El forastero que ha traspasado mi puerta

puede ser sincero o amable,

pero no habla mi habla,

y yo no puedo sentir su mente.

Veo el rostro y los ojos y la boca,

pero no el alma detrás de ellos.

Rudyard Kipling, “El forastero”

El lobo y el espía

Capítulo 1

Nueva Delhi, 1973

Cuando era niño y vivía en la India, de vez en cuando venía a la casa un encantador de serpientes. Cuando tocaba el timbre, mi madre me tomaba en los brazos y lo pasaba a él al jardín, donde se mecían en la brisa camisas de lino y shalwar kameez.

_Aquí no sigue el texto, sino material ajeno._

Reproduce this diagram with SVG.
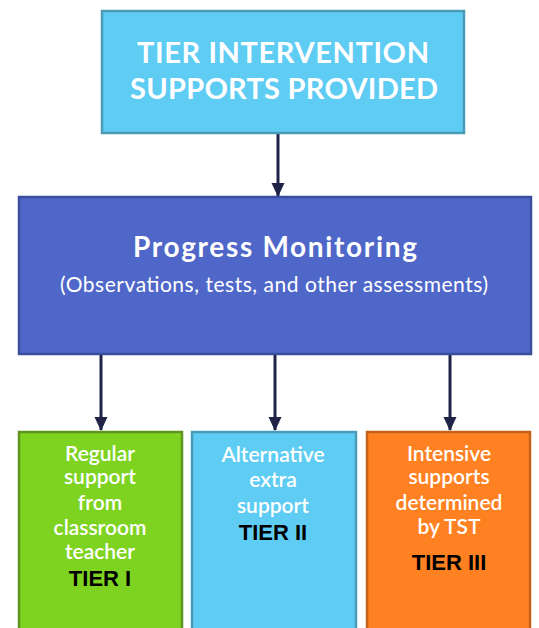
<svg xmlns="http://www.w3.org/2000/svg" width="539" height="628" viewBox="0 0 539 628">
<defs>
<marker id="ah" markerWidth="14" markerHeight="14" refX="13" refY="7" orient="auto" markerUnits="userSpaceOnUse">
<path d="M0,0.5 L14,7 L0,13.5 Z" fill="#1F2348"/>
</marker>
<style>
.w{fill:#fff;font-family:Lato,"Liberation Sans",sans-serif;text-anchor:middle}
.tier{fill:#000;font-family:"Liberation Sans",Arial,sans-serif;font-weight:bold;font-size:22px;text-anchor:middle}
.conn{stroke:#1F2348;stroke-width:3;fill:none;marker-end:url(#ah)}
.sm{font-size:21px;font-weight:600}
</style>
</defs>
<rect width="539" height="628" fill="#fff"/>
<g id="connectors">
<line class="conn" x1="278" y1="134" x2="278" y2="196"/>
<line class="conn" x1="101" y1="355" x2="101" y2="430"/>
<line class="conn" x1="275" y1="355" x2="275" y2="430"/>
<line class="conn" x1="450" y1="355" x2="450" y2="430"/>
</g>
<g id="top">
<rect x="102" y="11" width="362" height="122" fill="#5ECCF3" stroke="#4A9BB8" stroke-width="2.5"/>
<text class="w" x="283" y="63" font-size="29" font-weight="bold" textLength="292">TIER INTERVENTION</text>
<text class="w" x="284" y="99" font-size="29" font-weight="bold" textLength="308">SUPPORTS PROVIDED</text>
</g>
<g id="monitor">
<rect x="19" y="197" width="512" height="157" fill="#4F67C8" stroke="#394E9C" stroke-width="2.5"/>
<text class="w" x="275" y="257" font-size="28" font-weight="bold" textLength="284">Progress Monitoring</text>
<text class="w" x="274" y="292" font-size="21" textLength="428">(Observations, tests, and other assessments)</text>
</g>
<g id="tier1">
<rect x="19" y="432" width="163" height="210" fill="#7ED321" stroke="#5E9620" stroke-width="2.5"/>
<text class="w sm" x="100" y="461">Regular</text>
<text class="w sm" x="100" y="484">support</text>
<text class="w sm" x="100" y="510">from</text>
<text class="w sm" x="100" y="535">classroom</text>
<text class="w sm" x="100" y="559">teacher</text>
<text class="tier" x="100" y="586">TIER I</text>
</g>
<g id="tier2">
<rect x="192" y="432" width="164" height="210" fill="#5ECCF3" stroke="#4A9BB8" stroke-width="2.5"/>
<text class="w sm" x="273" y="462">Alternative</text>
<text class="w sm" x="273" y="487">extra</text>
<text class="w sm" x="273" y="513">support</text>
<text class="tier" x="273" y="540">TIER II</text>
</g>
<g id="tier3">
<rect x="367" y="432" width="163" height="210" fill="#FF8121" stroke="#C4621C" stroke-width="2.5"/>
<text class="w sm" x="449" y="461">Intensive</text>
<text class="w sm" x="449" y="484">supports</text>
<text class="w sm" x="449" y="510">determined</text>
<text class="w sm" x="449" y="534">by TST</text>
<text class="tier" x="449" y="570">TIER III</text>
</g>
</svg>
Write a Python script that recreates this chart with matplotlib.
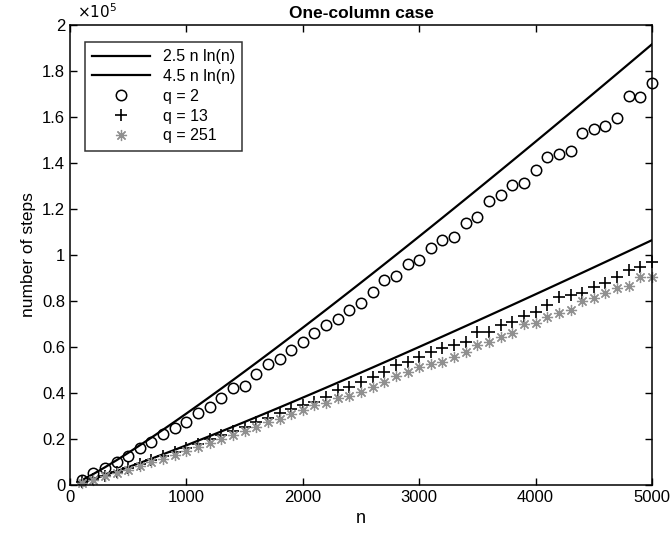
import numpy as np
import matplotlib
matplotlib.use("Agg")
import matplotlib.pyplot as plt
from matplotlib.ticker import FuncFormatter

plt.rcParams['font.family'] = ['Liberation Sans', 'DejaVu Sans']

# problem size n
n = np.arange(100, 5001, 100)

# reference curves: c * n ln(n)
line_coefs = [2.5, 4.5]
line_labels = ["2.5 n ln(n)", "4.5 n ln(n)"]

q2_steps = [2.2, 5.1, 7.4, 10.0, 12.8, 16.0, 18.8, 22.3, 25.0, 27.5,
            31.2, 34.0, 37.7, 42.2, 43.2, 48.3, 52.5, 54.6, 58.7, 62.2,
            66.1, 69.6, 72.0, 76.1, 79.0, 84.0, 89.0, 91.0, 96.2, 97.8,
            103.0, 106.5, 107.7, 114.0, 116.5, 123.5, 126.0, 130.5, 131.5, 137.0,
            142.5, 143.9, 145.2, 152.9, 154.7, 156.1, 159.4, 169.1, 168.8, 174.9]
q13_steps = [1.1, 2.5, 4.0, 5.6, 7.3, 9.0, 10.7, 12.4, 14.3, 16.1,
             17.9, 19.8, 21.6, 23.5, 25.4, 27.4, 29.3, 31.3, 33.1, 34.8,
             36.2, 38.4, 41.3, 42.7, 44.9, 47.1, 49.3, 52.2, 53.6, 55.8,
             58.0, 59.4, 61.0, 62.0, 66.5, 66.7, 69.6, 71.0, 73.5, 75.3,
             78.3, 81.6, 82.6, 83.3, 86.2, 87.7, 90.6, 93.5, 94.6, 97.1]
q251_steps = [1.0, 2.3, 3.7, 5.1, 6.7, 8.2, 9.8, 11.5, 13.1, 14.8,
              16.5, 18.2, 20.0, 21.8, 23.5, 25.4, 27.5, 28.6, 31.0, 32.6,
              34.6, 35.5, 38.0, 38.6, 40.6, 42.7, 44.9, 47.5, 49.3, 51.4,
              52.5, 53.6, 55.8, 58.0, 60.9, 62.0, 64.5, 66.0, 69.9, 70.3,
              73.2, 74.6, 76.1, 80.1, 81.2, 83.3, 85.5, 86.5, 90.6, 90.3]

fig = plt.figure(figsize=(6.7, 5.38), dpi=100)
ax = fig.add_axes([0.1045, 0.0985, 0.8686, 0.855])

for c, lab in zip(line_coefs, line_labels):
    ax.plot(n, c * n * np.log(n), color='black', lw=1.6, label=lab)

ax.plot(n, np.array(q2_steps) * 1000, linestyle='none', marker='o', ms=7.5,
        mfc='none', mec='black', mew=1.1, label='q = 2', clip_on=False)
ax.plot(n, np.array(q13_steps) * 1000, linestyle='none', marker='+', ms=9,
        mec='black', mew=1.2, label='q = 13', clip_on=False)
ax.plot(n, np.array(q251_steps) * 1000, linestyle='none', marker=(8, 2, 0), ms=8,
        mec='#909090', mew=0.9, label='q = 251', clip_on=False)

ax.set_xlim(0, 5000)
ax.set_ylim(0, 2e5)
ax.set_xticks(range(0, 5001, 1000))
ax.set_yticks(np.arange(0, 2.01e5, 0.2e5))
ax.yaxis.set_major_formatter(FuncFormatter(lambda v, p: f"{v / 1e5:g}"))
ax.tick_params(direction='in', top=True, right=True, length=5, width=1,
               labelsize=12)
for s in ax.spines.values():
    s.set_linewidth(1.1)

ax.set_title("One-column case", fontsize=12.5, fontweight='bold', pad=5)
ax.set_xlabel("n", fontsize=13)
ax.set_ylabel("number of steps", fontsize=12.5)
ax.text(0.012, 1.008, r"$\times10^{5}$", transform=ax.transAxes,
        fontsize=11, ha='left', va='bottom')

leg = ax.legend(loc='upper left', bbox_to_anchor=(0.026, 0.963),
                borderaxespad=0, fancybox=False, fontsize=11.5,
                handlelength=3.6, labelspacing=0.3, borderpad=0.45)
leg.get_frame().set_edgecolor('black')
leg.get_frame().set_linewidth(1.1)

fig.savefig("out.png", dpi=100)
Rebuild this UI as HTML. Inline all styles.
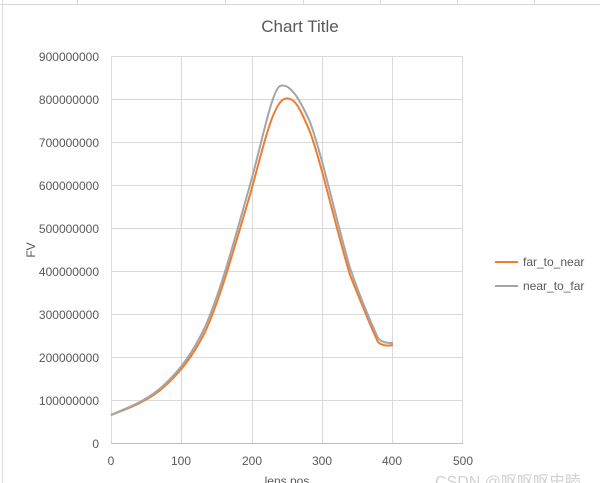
<!DOCTYPE html><html><head><style>body{margin:0;background:#fff}svg{display:block;font-family:"Liberation Sans",sans-serif}</style></head><body>
<svg width="600" height="483" viewBox="0 0 600 483">
<rect width="600" height="483" fill="#fff"/>
<g stroke="#dadada" stroke-width="1">
<line x1="0" y1="4.5" x2="600" y2="4.5"/><line x1="2.5" y1="0" x2="2.5" y2="483"/>
<line x1="77.5" y1="0" x2="77.5" y2="4"/><line x1="225.5" y1="0" x2="225.5" y2="4"/><line x1="303.5" y1="0" x2="303.5" y2="4"/><line x1="380.5" y1="0" x2="380.5" y2="4"/><line x1="457.5" y1="0" x2="457.5" y2="4"/><line x1="534.5" y1="0" x2="534.5" y2="4"/>
</g>
<g stroke="#d9d9d9" stroke-width="1">
<line x1="111" y1="56.5" x2="463" y2="56.5"/><line x1="111" y1="99.5" x2="463" y2="99.5"/><line x1="111" y1="142.5" x2="463" y2="142.5"/><line x1="111" y1="185.5" x2="463" y2="185.5"/><line x1="111" y1="228.5" x2="463" y2="228.5"/><line x1="111" y1="271.5" x2="463" y2="271.5"/><line x1="111" y1="314.5" x2="463" y2="314.5"/><line x1="111" y1="357.5" x2="463" y2="357.5"/><line x1="111" y1="400.5" x2="463" y2="400.5"/>
<line x1="111.5" y1="56" x2="111.5" y2="443"/><line x1="181.5" y1="56" x2="181.5" y2="443"/><line x1="252.5" y1="56" x2="252.5" y2="443"/><line x1="322.5" y1="56" x2="322.5" y2="443"/><line x1="392.5" y1="56" x2="392.5" y2="443"/><line x1="462.5" y1="56" x2="462.5" y2="443"/>
</g>
<line x1="111" y1="443.5" x2="463" y2="443.5" stroke="#bfbfbf"/>
<text x="300" y="32" font-size="17" fill="#595959" text-anchor="middle">Chart Title</text>
<g font-size="12" fill="#595959" text-anchor="end">
<text x="99" y="61">900000000</text><text x="99" y="104">800000000</text><text x="99" y="147">700000000</text><text x="99" y="190">600000000</text><text x="99" y="233">500000000</text><text x="99" y="276">400000000</text><text x="99" y="319">300000000</text><text x="99" y="362">200000000</text><text x="99" y="405">100000000</text><text x="99" y="448">0</text>
</g>
<g font-size="12" fill="#595959" text-anchor="middle">
<text x="111" y="465">0</text><text x="181" y="465">100</text><text x="252" y="465">200</text><text x="322" y="465">300</text><text x="392" y="465">400</text><text x="463" y="465">500</text>
<text x="287" y="485">lens pos</text>
</g>
<text x="35" y="250" font-size="12" fill="#595959" text-anchor="middle" transform="rotate(-90 35 250)">FV</text>
<path d="M111,415 C130,408 150,400 165,386 C180,372 192,358 205,332 C220,300 235,245 250,195 C262,152 272,105 284,99 C294,95 300,108 310,132 C322,165 335,225 350,275 C362,305 372,330 378,342 C382,346 388,346 393,345" fill="none" stroke="#ed7d31" stroke-width="2"/>
<path d="M111,415 C130,407 150,399 165,384 C180,370 192,354 205,327 C220,294 235,238 250,185 C262,142 272,90 280,86 C290,82 300,100 310,122 C322,155 335,215 350,268 C362,303 372,325 378,338 C382,343 388,343 393,343" fill="none" stroke="#a5a5a5" stroke-width="2"/>
<line x1="495" y1="262" x2="518" y2="262" stroke="#ed7d31" stroke-width="2"/>
<text x="523" y="266" font-size="12" fill="#595959">far_to_near</text>
<line x1="495" y1="286" x2="518" y2="286" stroke="#a5a5a5" stroke-width="2"/>
<text x="523" y="290" font-size="12" fill="#595959">near_to_far</text>
<text x="435" y="487" font-size="16" fill="#d0d0d0" font-family="'Liberation Sans','Noto Sans CJK SC',sans-serif">CSDN @呕呕呕史睦</text>
</svg></body></html>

Ponía en el suelo su canasta de mimbre y sacaba una flauta de madera. Mientras la tocaba se balanceaba para adelante y para atrás, haciendo círculos con el extremo de la flauta hacia la canasta y hacia arriba, en hipnóticos ochos circulares, hasta que aparecía una cobra negra. Su cabeza subía lentamente, y su lengua giraba y latigueaba. Yo me asustaba, creyendo a medias que el hombre dominaba a la serpiente y a medias que la serpiente saldría y me atacaría. Él le silbaba mientras mi madre me abrazaba y me susurraba al oído que no pasaría nada, que la serpiente estaba en trance.

Al final, el encantador hacía desaparecer a la cobra en el mimbre, en la oscuridad, y el mundo volvía a su resplandor normal. El encantador nos bendecía, inclinaba la cabeza y se iba.